897 F.2d 181
58 Ed. Law Rep. 1117
Angela Kaye GUIDRY, Plaintiff-Appellant,
Glen BROUSSARD, et al., Defendants-Appellees.
United States Court of Appeals,
March 27, 1990.
Rehearing and Rehearing En Banc Denied April 25, 1990.
Larry L. Crain, Brentwood, Tenn., John W. Whitehead, Manassas, Va., William Charles Bundren, Dallas, Tex., for plaintiff-appellant.
Lester A. Robertson, Gernine M. Mailhes, A. Lane Plauche, James R. Nieset, Plauche, Smith & Nieset, Lake Charles, La., for defendants-appellees.
Jeremy S. Garber, New York City, N.Y., for American Jewish Congress.
Appeal from the United States District Court for the Western District of Louisiana.
Before HIGGINBOTHAM, SMITH, and DUHE, Circuit Judges.
Angela Kaye Guidry filed this 42 U.S.C. Sec. 1983 suit against the Calcasieu Parish School Board and Sam Houston High School officials after school officials rejected the valedictory speech she planned to give at the school's graduation ceremony, alleging that school officials interfered with her first amendment free speech rights. She also asserted pendent state law claims. Although Guidry originally sought declaratory relief and money damages, she later confined her requested relief to money damages. The parties consented to try the case before the magistrate with appeal directly to this court. After discovery Guidry and the Board moved for summary judgment. The magistrate granted the Board's motion and dismissed Guidry's suit. The magistrate concluded that school officials were compelled to censor Guidry's speech by the establishment clause, reasoning that allowing Guidry to give her valedictory address would have the primary effect of advancing religion.

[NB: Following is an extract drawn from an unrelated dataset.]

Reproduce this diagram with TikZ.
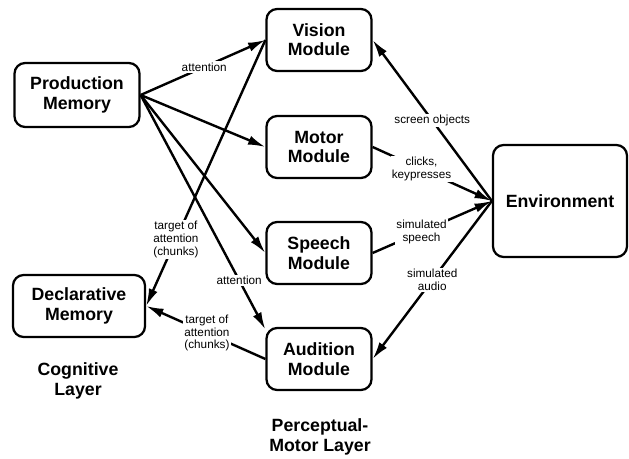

Defendants also moved for summary judgment upon nonconstitutional grounds. All except Sylvia Seals, a school counselor, were sued only in their official capacity and argued that the specific decision to not allow Guidry's speech was not a product of Board policy. It is well settled that local governmental entities are only liable under Sec. 1983 for acts of local officials pursuant to official government policy. Monell v. New York City Dept. of Social Services, 436 U.S. 658, 694, 98 S.Ct. 2018, 2037, 56 L.Ed.2d 611 (1978). There must have been execution of government policy either by the lawmaker, here the Board, or by a person "whose edicts or acts may fairly be said to represent official policy." A single decision by a local official is official policy only when the official has final policy making authority under state law. Pembaur v. Cincinnati, 475 U.S. 469, 478, 106 S.Ct. 1292, 1297, 89 L.Ed.2d 452 (1986); see also City of St. Louis v. Praprotnik, 485 U.S. 112, 108 S.Ct. 915, 99 L.Ed.2d 107 (1988).
We are persuaded that the summary judgment record is clear and that there was no relevant policy or custom sufficient to impose money damages upon the school board for any constitutional wrong. The Board's written policy explicitly defined a level of administration authorized to implement board policy; that statement did not reach the level of the school principal. The school principal testified in his deposition that he had reviewed past valedictory speeches, but never had occasion to censor them. There is nothing to suggest that the decision here was anything more than a first encounter with the problem or to otherwise suggest that the Board was aware of the decision concerning Guidry or was aware that the school principal had reviewed proposed addresses in the past. In short, Guidry has demonstrated at best an episodic decision by a school principal that is insufficiently tied to Board policy to impose liability upon the Board.
The sole remaining claim was against the school counselor in her individual capacity, and rested, at least in the main, upon state law. This pendent claim was properly dismissed as an exercise of discretion. Guidry's complaint against Sylvia Seals in her individual capacity arguably can be read, however, to include her constitutional claim. We do not pause over this uncertainty. The reality is that, assuming a constitutional violation, no claim for money damages was stated given Sylvia Seals' plain qualified immunity. The legal uncertainty surrounding these important issues makes it plain that Sylvia Seals at the least enjoyed an immunity from the sole relief sought from her, money damages.
In sum, we are persuaded that summary judgment should be affirmed on the alternative grounds discussed above without reaching the difficult constitutional issues.1 If we were not to do so and found that Guidry's constitutional rights were violated, we would remand the case for a trial that would ultimately reach precisely the conclusion we now reach--Guidry cannot recover money damages for any deprivation. These issues are too important to be decided in cases in which they are not determinative.